Alan Furst returned to the program after a long hiatus. The last time he was here he came out to the WYSO studios in Yellow Springs for an interview. That was back in the late 1990's. This time around we tracked him down at his hotel in Chicago. Furst was touring for the release of "Midnight in Europe." In this interview he discussed his writing process and what it is like to meet his fans. Here's my review which appeared in the Cox Ohio newspapers:
Are you the sort of reader who is on the lookout for books that are engaging, of consistently high quality, and reliably entertaining? I am, too. For fans of the espionage genre you won’t find many more engaging, consistent, or entertaining than those written by Alan Furst.
When it comes to writing historical spy novels Furst’s are impeccably first rate. He published his groundbreaking spy novel “Night Soldiers” in 1988, and he has been on quite the run ever since.
His latest is “Midnight in Europe.” These stories transpire between the years 1933 and 1944. This latest one unfolds during 1938. The title refers to the looming outbreak of World War II. The German military was then preparing to unleash a massive blitzkrieg upon Europe. The clock was quickly ticking down.
Furst’s protagonist is a lawyer named Cristian Ferrar. Ferrar is a Spanish emigre living in Paris. He works for an international law firm that has offices in New York City and Paris. Ferrar is also involved in the black market. He’s obtaining illicit arms shipments to send to Spain to aid the democratic government there. Students of modern history will recall that the Spanish government was then on the verge of being overthrown by General Franco’s fascist forces in the Spanish Civil War.
In reliable Furstian fashion we soon learn that Ferrar is quite the charming fellow: “his skin at the pale edge of dark, a gentle hawkish slope to the nose, and the deep green eyes common to the Catalan, with thick, black hair combed straight back from a high forehead and cut in the European style; noticeably long, and low on the neck. In June he’d turned forty … “
Ferrar’s partner in this arms smuggling is Max de Leon, a “consultant” for an organization, Oficina Tecnica, that is engaged in smuggling shipments into Spain. Ferrar and de Leon travel to Berlin to meet a Czech arms manufacturer. They are concealing a large sum of money to pay for this weaponry. Things soon go awry.
Later on the two of them head to Istanbul where they have cooked up a scheme to obtain a substantial amount of armaments. They hire Ukrainian gangsters to steal this material from a Soviet military warehouse located on the Black Sea.

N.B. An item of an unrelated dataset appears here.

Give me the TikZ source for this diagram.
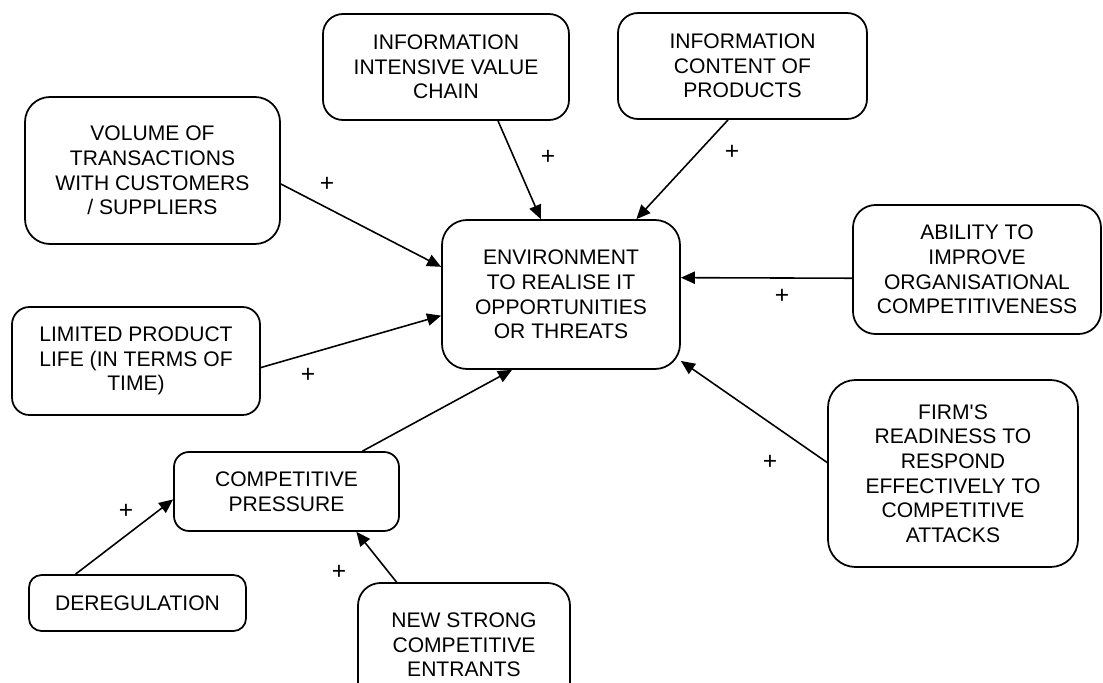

A Mexican freighter is engaged to smuggle these arms across the Mediterranean and into Spain. Ferrar and de Leon are on board the freighter as it runs a dangerous gauntlet. There are spies everywhere.
To complicate matters Ferrar has also gotten himself involved in a love affair with a Spanish woman who might be a spy, too.
Of course, we know the history; those arms were being smuggled into Spain in vain-Franco’s forces were on the verge of winning. His allies in Germany and Italy were determined to thwart any attempts to resupply arms to Franco’s foes.
While de Leon is the more swashbuckling character of the two, Ferrar is the main guy in this book. He has various love interests, pending litigations and some extremely understanding bosses who mostly ignore his sideline occupation as an arms merchant. Furst has written another fast-paced thriller here. And in a world about ready to explode he manages somehow to come up with a rather sweet and satisfying conclusion.